In Fond — Yes, Fond — Memory Of Sammy Sosa

Remember the Cubs slugger for more than his faults

If you watched plenty of Cubs games in your life -- especially if you, like us, progressed formatively from age seven to age 19 during Sammy Sosa's tenure, which started in 1992 and ended in 2004 -- then the memories are etched in your brain forever. Sosa's big armbands, his bigger smile, his sprints from the dugout around the outfield as fans cheered, his interactions with the right field bleacher crowd after every pitch -- for many years, Sammy Sosa was the Chicago Cubs. That will be hard to forget.

The reason we bring this up is that late last night Sammy Sosa officially announced his retirement from the game of baseball. The first though: Sammy Sosa wasn't retired yet? The second: Who cares? He's a cheater! He had cork in his bat! He left the last Cubs game early! He fell off a cliff late in his career! After his steroids ran out, probably!

All valid points. But there's the question Cubs fans must ask themselves: is that how they'll choose to remember Sammy Sosa? Beyond The Ivy's Bob Romashko presents a far more positive framework:

On years of bad Cubs team, Sosa was the one thing worth watching. [...] Sammy may have had his problems with other members of the team. I don’t know what he put in his body.

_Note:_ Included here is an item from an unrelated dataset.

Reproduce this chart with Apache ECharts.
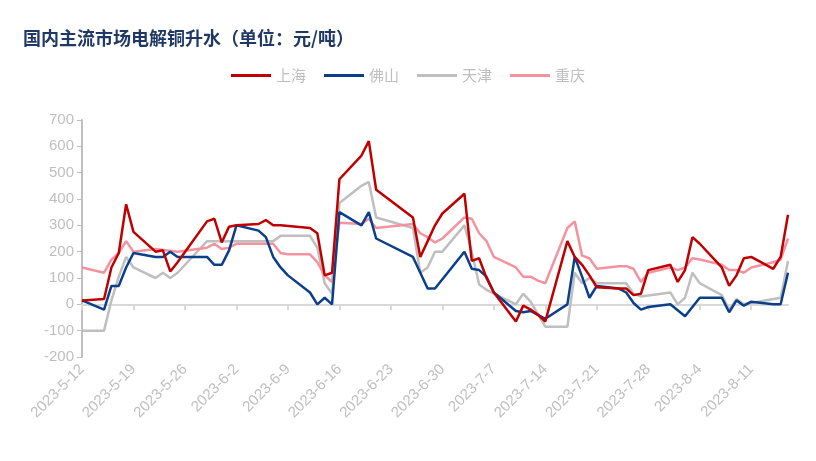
<!DOCTYPE html>
<html><head><meta charset="utf-8">
<script src="https://cdn.jsdelivr.net/npm/echarts@6/dist/echarts.min.js"></script>
<style>html,body{margin:0;padding:0;background:#fff}#c{width:816px;height:461px}</style>
</head><body><div id="c"></div>
<script>
const seriesNames = ['上海','佛山','天津','重庆'];
const colors = ['#C00000','#0B3F8A','#BFBFBF','#F4939F'];
const startDate = '2023-05-12', dayCount = 97;
// values as [month-day, value]
const shanghai = [['5-12',15],['5-15',20],['5-16',140],['5-17',195],['5-18',380],['5-19',275],['5-22',200],['5-23',205],['5-24',125],['5-25',160],['5-29',315],['5-30',325],['5-31',235],['6-1',295],['6-2',300],['6-5',305],['6-6',320],['6-7',300],['6-8',300],['6-12',290],['6-13',270],['6-14',110],['6-15',120],['6-16',475],['6-19',565],['6-20',620],['6-21',435],['6-26',330],['6-27',180],['6-28',240],['6-29',300],['6-30',345],['7-3',420],['7-4',165],['7-5',175],['7-6',100],['7-7',45],['7-10',-65],['7-11',-5],['7-12',-20],['7-13',-40],['7-14',-65],['7-17',240],['7-18',180],['7-19',150],['7-20',110],['7-21',65],['7-24',60],['7-25',60],['7-26',35],['7-27',40],['7-28',130],['7-31',150],['8-1',85],['8-2',130],['8-3',255],['8-4',230],['8-7',140],['8-8',70],['8-9',110],['8-10',175],['8-11',180],['8-14',135],['8-15',180],['8-16',340]];
const foshan = [['5-12',15],['5-15',-20],['5-16',70],['5-17',70],['5-18',140],['5-19',195],['5-22',180],['5-23',180],['5-24',200],['5-25',180],['5-29',180],['5-30',150],['5-31',150],['6-1',205],['6-2',300],['6-5',280],['6-6',255],['6-7',180],['6-8',140],['6-9',110],['6-12',45],['6-13',0],['6-14',25],['6-15',0],['6-16',350],['6-19',300],['6-20',350],['6-21',250],['6-26',180],['6-27',120],['6-28',60],['6-29',60],['7-3',200],['7-4',135],['7-5',130],['7-6',105],['7-7',45],['7-10',-25],['7-11',-30],['7-12',-25],['7-14',-55],['7-17',0],['7-18',180],['7-19',105],['7-20',25],['7-21',70],['7-24',60],['7-25',45],['7-26',5],['7-27',-20],['7-28',-10],['7-31',0],['8-2',-45],['8-4',25],['8-7',25],['8-8',-30],['8-9',15],['8-10',-5],['8-11',10],['8-14',0],['8-15',0],['8-16',120]];
const tianjin = [['5-12',-100],['5-15',-100],['5-16',15],['5-17',105],['5-18',180],['5-19',140],['5-22',100],['5-23',120],['5-24',100],['5-25',120],['5-29',240],['5-30',240],['6-7',240],['6-8',260],['6-12',260],['6-13',215],['6-14',80],['6-15',40],['6-16',385],['6-19',450],['6-20',465],['6-21',330],['6-26',290],['6-27',120],['6-28',140],['6-29',200],['6-30',200],['7-3',300],['7-4',200],['7-5',75],['7-6',55],['7-10',0],['7-11',40],['7-12',10],['7-14',-85],['7-17',-85],['7-18',120],['7-19',80],['7-20',100],['7-21',80],['7-25',80],['7-26',40],['7-27',30],['7-31',45],['8-1',0],['8-2',25],['8-3',120],['8-4',80],['8-7',35],['8-8',-20],['8-9',20],['8-10',0],['8-15',25],['8-16',165]];
const chongqing = [['5-12',140],['5-15',120],['5-16',170],['5-17',195],['5-18',240],['5-19',200],['5-22',210],['5-25',200],['5-29',215],['5-30',230],['5-31',210],['6-1',215],['6-2',230],['6-7',230],['6-8',195],['6-9',190],['6-12',190],['6-13',160],['6-14',110],['6-15',85],['6-16',310],['6-19',305],['6-20',325],['6-21',290],['6-26',305],['6-27',270],['6-28',255],['6-29',235],['6-30',250],['7-3',330],['7-4',325],['7-5',270],['7-6',240],['7-7',180],['7-10',140],['7-11',105],['7-12',105],['7-13',90],['7-14',80],['7-17',290],['7-18',315],['7-19',185],['7-20',175],['7-21',135],['7-24',145],['7-25',145],['7-26',135],['7-27',85],['7-28',120],['7-31',140],['8-1',130],['8-2',140],['8-3',175],['8-4',170],['8-7',150],['8-8',130],['8-9',130],['8-10',120],['8-11',140],['8-14',160],['8-15',170],['8-16',250]];
const yTicks = {min:-200, max:700, interval:100};

const days = [];
const d0 = new Date(startDate + 'T00:00:00Z');
for (let i = 0; i < dayCount; i++) {
  const d = new Date(d0.getTime() + i*86400000);
  days.push(d.getUTCFullYear() + '-' + (d.getUTCMonth()+1) + '-' + d.getUTCDate());
}
const toData = arr => arr.map(([md, v]) => ['2023-' + md, v]);
const all = [shanghai, foshan, tianjin, chongqing];

const chart = echarts.init(document.getElementById('c'));
chart.setOption({
  animation:false,
  color: colors,
  title:{text:'国内主流市场电解铜升水（单位：元/吨）', left:18, top:24,
    textStyle:{fontFamily:'Noto Sans CJK SC', fontWeight:'bold', fontSize:18, color:'#1F3864'}},
  legend:{top:63, left:'center', itemWidth:40, itemHeight:3, itemGap:18, icon:'rect',
    textStyle:{color:'#BFBFBF', fontSize:15, fontFamily:'Noto Sans CJK SC'}},
  grid:{left:82, right:28, top:120, bottom:104},
  xAxis:[{type:'category', data:days, boundaryGap:false,
    axisLine:{show:false, onZero:false}, axisTick:{show:false},
    axisLabel:{interval:6, rotate:45, color:'#BFBFBF', fontSize:15, fontFamily:'Liberation Sans', margin:10}},
    {type:'category', data:days, boundaryGap:false, position:'bottom',
    axisLine:{onZero:true, lineStyle:{color:'#D9D9D9', width:2}},
    axisTick:{show:true, interval:6, length:6, lineStyle:{color:'#D9D9D9', width:2}},
    axisLabel:{show:false}}],
  yAxis:{type:'value', min:yTicks.min, max:yTicks.max, interval:yTicks.interval,
    axisLine:{show:true, lineStyle:{color:'#BFBFBF', width:2}},
    axisTick:{show:true, length:5, lineStyle:{color:'#BFBFBF'}},
    splitLine:{show:false},
    axisLabel:{color:'#BFBFBF', fontSize:15, fontFamily:'Liberation Sans'}},
  series: all.map((arr,i)=>({name:seriesNames[i], type:'line', data:toData(arr),
    symbol:'none', lineStyle:{width:2.5}, z: i===0?5:(i===1?4:(i===3?3:2))}))
});
</script></body></html>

And he shouldn’t have left his last game as a Cub early, but that’s a really minor transgression. But in spite of all that, he was a joy to watch in his years as a Cub. He was the greatest hitter the Cubs have had in my lifetime, and I’m glad I got to watch him play.

Romashko hopes Sosa and the Cubs can mend their fences and bring Sosa back to the park in honor; he likewise hopes the Hall of Fame recognizes Sosa's considerable accomplishments in the game. Neither of those things are likely to happen. The inference that Sosa did steroids -- probably a fair one, given his numbers and body type and the era in which he played -- will forever taint the way Sosa is treated by the Cubs, their fans, and baseball in general.

That's fair. But it's a matter of what you choose to remember. You can choose to focus on the negatives. Or you can remember the joy you felt watching Sammy Sosa hit the ball -- remember the Wrigley crowd's reaction when he hit his 2003 playoffs walk-off home run onto Waveland -- all those years of fun and entertainment derived from one thing: watching a truly great hitter, steroids or not, be better at that one thing than many of us will ever be at anything.

Don't revise history. But don't block the good parts, either. You can make that choice.